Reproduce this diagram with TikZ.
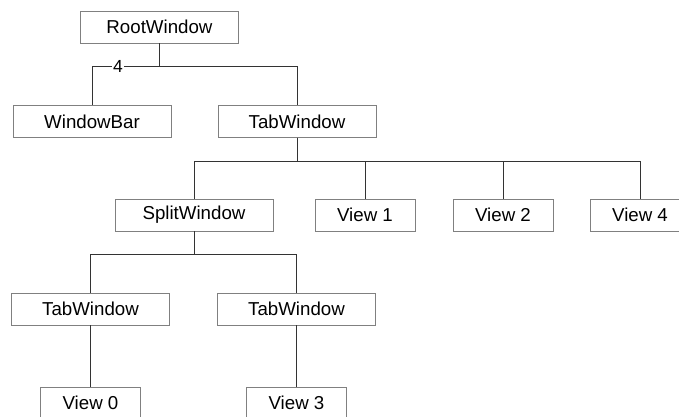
\documentclass[tikz,border=0pt]{standalone}
\usepackage{fontspec}
\setmainfont{Liberation Sans}
\tikzset{
  winbox/.style={draw=black!50, line width=0.9pt, minimum width=158pt, minimum height=32pt, inner sep=0pt,
    font=\fontsize{18.7}{22}\selectfont},
  viewbox/.style={winbox, minimum width=100pt},
  wire/.style={draw=black!80, line width=0.9pt}
}
\begin{document}
\begin{tikzpicture}[x=1pt, y=-1pt]
    % 画布
    \path[use as bounding box, clip] (0,0) rectangle (679,417);

    % 第一层
    \node[winbox] (root) at (159.5,27) {RootWindow};

    % 第二层
    \node[winbox] (wbar) at (92,121.5) {WindowBar};
    \node[winbox] (tab) at (297,121.5) {TabWindow};

    % 第三层
    \node[winbox] (split) at (194,215) {SplitWindow};
    \node[viewbox] (v1) at (365,215) {View 1};
    \node[viewbox] (v2) at (503,215) {View 2};
    \node[viewbox] (v4) at (640,215) {View 4};

    % 第四层
    \node[winbox] (tabA) at (90.5,309) {TabWindow};
    \node[winbox] (tabB) at (296.5,309) {TabWindow};

    % 第五层 (下边被裁掉)
    \node[viewbox] (v0) at (90.5,403) {View 0};
    \node[viewbox] (v3) at (296.5,403) {View 3};

    % RootWindow 的连线
    \draw[wire] (root.south) -- ++(0,23) -| (wbar.north);
    \draw[wire] (root.south) -- ++(0,23) -| (tab.north);
    \node[fill=white, inner sep=1.5pt, font=\fontsize{17.5}{20}\selectfont] (num) at (118,66) {4};

    % TabWindow 的连线
    \draw[wire] (tab.south) -- ++(0,23) -| (split.north);
    \draw[wire] (tab.south) -- ++(0,23) -| (v1.north);
    \draw[wire] (tab.south) -- ++(0,23) -| (v2.north);
    \draw[wire] (tab.south) -- ++(0,23) -| (v4.north);

    % SplitWindow 的连线
    \draw[wire] (split.south) -- ++(0,23) -| (tabA.north);
    \draw[wire] (split.south) -- ++(0,23) -| (tabB.north);

    % 最下面
    \draw[wire] (tabA.south) -- (v0.north);
    \draw[wire] (tabB.south) -- (v3.north);
\end{tikzpicture}
\end{document}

#### [PROMPT]
Retype the data above exactly; pictures are not part of the copy.

#### [RESULT]
Reproduce this diagram with TikZ.
\documentclass[tikz,border=0pt]{standalone}
\usepackage{fontspec}
\setmainfont{Liberation Sans}
\tikzset{
  winbox/.style={draw=black!50, line width=0.9pt, minimum width=158pt, minimum height=32pt, inner sep=0pt,
    font=\fontsize{18.7}{22}\selectfont},
  viewbox/.style={winbox, minimum width=100pt},
  wire/.style={draw=black!80, line width=0.9pt}
}
\begin{document}
\begin{tikzpicture}[x=1pt, y=-1pt]
    % 画布
    \path[use as bounding box, clip] (0,0) rectangle (679,417);

    % 第一层
    \node[winbox] (root) at (159.5,27) {RootWindow};

    % 第二层
    \node[winbox] (wbar) at (92,121.5) {WindowBar};
    \node[winbox] (tab) at (297,121.5) {TabWindow};

    % 第三层
    \node[winbox] (split) at (194,215) {SplitWindow};
    \node[viewbox] (v1) at (365,215) {View 1};
    \node[viewbox] (v2) at (503,215) {View 2};
    \node[viewbox] (v4) at (640,215) {View 4};

    % 第四层
    \node[winbox] (tabA) at (90.5,309) {TabWindow};
    \node[winbox] (tabB) at (296.5,309) {TabWindow};

    % 第五层 (下边被裁掉)
    \node[viewbox] (v0) at (90.5,403) {View 0};
    \node[viewbox] (v3) at (296.5,403) {View 3};

    % RootWindow 的连线
    \draw[wire] (root.south) -- ++(0,23) -| (wbar.north);
    \draw[wire] (root.south) -- ++(0,23) -| (tab.north);
    \node[fill=white, inner sep=1.5pt, font=\fontsize{17.5}{20}\selectfont] (num) at (118,66) {4};

    % TabWindow 的连线
    \draw[wire] (tab.south) -- ++(0,23) -| (split.north);
    \draw[wire] (tab.south) -- ++(0,23) -| (v1.north);
    \draw[wire] (tab.south) -- ++(0,23) -| (v2.north);
    \draw[wire] (tab.south) -- ++(0,23) -| (v4.north);

    % SplitWindow 的连线
    \draw[wire] (split.south) -- ++(0,23) -| (tabA.north);
    \draw[wire] (split.south) -- ++(0,23) -| (tabB.north);

    % 最下面
    \draw[wire] (tabA.south) -- (v0.north);
    \draw[wire] (tabB.south) -- (v3.north);
\end{tikzpicture}
\end{document}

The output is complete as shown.